The Taliban has denied responsibility for the killing. But Shafiqullah Tahiri, a spokesman for Afghanistan's main intelligence service, said Thursday that officials believe that the Taliban was behind the assassination and had plotted it for four months.
Karzai identified the assassin as a man named Esmatullah. Many Afghans go by only one name.
"We want peace at any price because that is what God wants, and these killings cannot prevent us from reaching peace," Karzai said at the presidential palace.
But a spate of other killings of high-profile government and police officials, as well as a series of spectacular attacks in the heart of the capital, have renewed serious questions about the possibility of negotiating a truce with insurgents before U.S. and allied combat troops withdraw completely from Afghanistan by 2014.
In Washington, Defense Secretary Leon Panetta told the Senate Armed Services Committee that Rabbani's killing and the other attacks were signs "of weakness of the insurgency," which he said was resorting to desperation tactics.
Asked by Sen. John McCain whether Rabbani's killing showed "that the Taliban doesn't want to reconcile," Panetta responded: "It does raise concerns. It raises suspicions."

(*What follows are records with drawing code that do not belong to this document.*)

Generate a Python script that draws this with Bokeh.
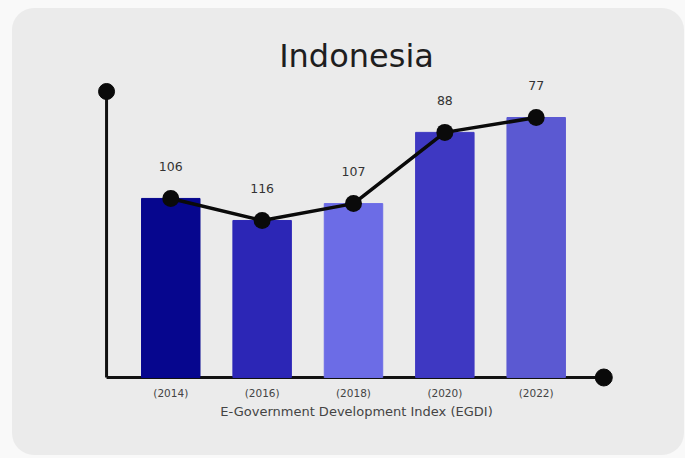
from bokeh.plotting import figure
from bokeh.models import ColumnDataSource, Range1d, Title
from bokeh.core.properties import value
from bokeh.embed import file_html
from bokeh.resources import INLINE

years = ["(2014)", "(2016)", "(2018)", "(2020)", "(2022)"]
heights = [62.6, 54.9, 60.8, 85.7, 90.9]
ranks = ["106", "116", "107", "88", "77"]
colors = ["#06068e", "#2c26b6", "#6c6ce6", "#3e38c2", "#5b59d2"]
x_title = "E-Government Development Index (EGDI)"
title_text = "Indonesia"

idx = list(range(len(years)))
src = ColumnDataSource(dict(x=idx, h=heights, r=ranks, c=colors))

# layout: axis extents (in data units)
AX_X0, AX_X1 = -0.703, 4.74
AX_Y0, AX_Y1 = 0, 100

PANEL = "#ebebeb"
p = figure(width=672, height=447, output_backend="svg", toolbar_location=None,
           x_range=Range1d(-0.824, 4.890), y_range=Range1d(-3.85, 105.24),
           min_border_left=83, min_border_right=67, min_border_top=68,
           min_border_bottom=67)
p.margin = (8, 3, 3, 12)
p.styles = {"border-radius": "22px", "overflow": "hidden",
            "background-color": PANEL}
p.background_fill_color = None
p.border_fill_color = None
p.outline_line_color = None
p.grid.visible = False

p.title = Title(text=title_text, align="center", text_font="DejaVu Sans",
                text_font_size="32px", text_font_style="normal",
                text_color="#1e1e1e", standoff=4)

# axis lines with end dots
p.line(x=[AX_X0, AX_X1], y=[AX_Y0, AX_Y0], line_color="#111111", line_width=3)
p.line(x=[AX_X0, AX_X0], y=[AX_Y0, AX_Y1], line_color="#111111", line_width=3)
p.scatter(x=[AX_X1], y=[AX_Y0], size=17, color="#0a0a0a")
p.scatter(x=[AX_X0], y=[AX_Y1], size=16, color="#0a0a0a")

p.vbar(x="x", top="h", width=0.64, bottom=AX_Y0, color="c", source=src)
p.line(x="x", y="h", line_color="#0a0a0a", line_width=3.5, source=src)
p.scatter(x="x", y="h", size=17, fill_color="#0a0a0a", line_color=None, source=src)
p.text(x="x", y="h", text="r", source=src, text_align="center",
       text_baseline="middle", y_offset=-32, text_font_size="12.5px",
       text_color="#333333", text_font=value("DejaVu Sans"))

p.yaxis.visible = False
ax = p.xaxis[0]
ax.axis_line_color = None
ax.major_tick_line_color = None
ax.minor_tick_line_color = None
ax.major_tick_out = 0
ax.ticker = idx
ax.major_label_overrides = {i: y for i, y in zip(idx, years)}
ax.major_label_text_font = "DejaVu Sans"
ax.major_label_text_font_size = "10.5px"
ax.major_label_text_color = "#444444"
ax.major_label_standoff = -2
ax.axis_label = x_title
ax.axis_label_text_font = "DejaVu Sans"
ax.axis_label_text_font_size = "13px"
ax.axis_label_text_font_style = "normal"
ax.axis_label_text_color = "#444444"
ax.axis_label_standoff = 2

html = file_html(p, INLINE)
html = html.replace("<body>", "<body style=\"margin:0;background:#f9f9f9\">")
open("out.html", "w").write(html)
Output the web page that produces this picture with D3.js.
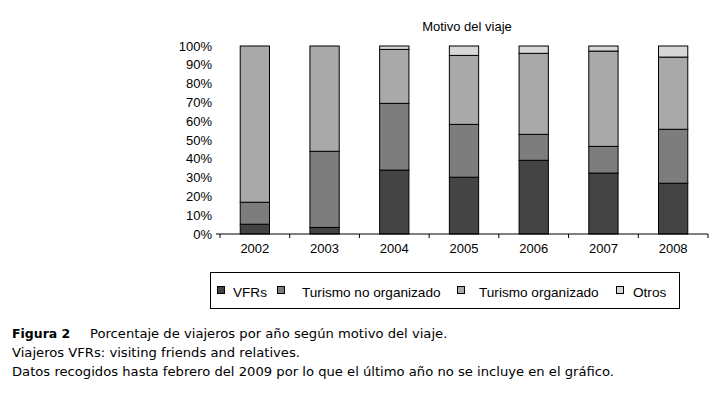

"Nevertheless, I think, obviously, we have to continue to try to pursue the opportunities that are out there," he said. "But we ought to do it with our eyes open. We ought to do it, understanding who we're dealing with and where they're coming from, and not expect that, you know, that this is by any means going to be easy in dealing with them."
Rabbani was scheduled to be buried on a Kabul hilltop Friday before thousands of mourners.
The U.S.-funded peace council has made virtually no progress, and Karzai and his key aides have pursued their own efforts with the same result. U.S. contacts with a former aide to Taliban leader Mullah Mohammad Omar, who's thought to be operating from Pakistan, have produced no known results.
In an Internet message last month, Omar reiterated his position that there could be no negotiations until all foreign troops departed.
Afghanistan's main opposition leader, Abdullah Abdullah, accused Karzai's government of failing to provide security.
"The actions of everyone — from the president to the last person who was involved directly or indirectly in this case — is questionable," Abdullah told a news conference.
Abdullah said that the government's reconciliation plan must be "completely revisited" and warned that the government's silence on what he called "serial assassinations" of top officials was unacceptable.
"The government should not take people's silence for granted," he said. "They are waiting for their questions to be answered. If their questions are not answered they will react."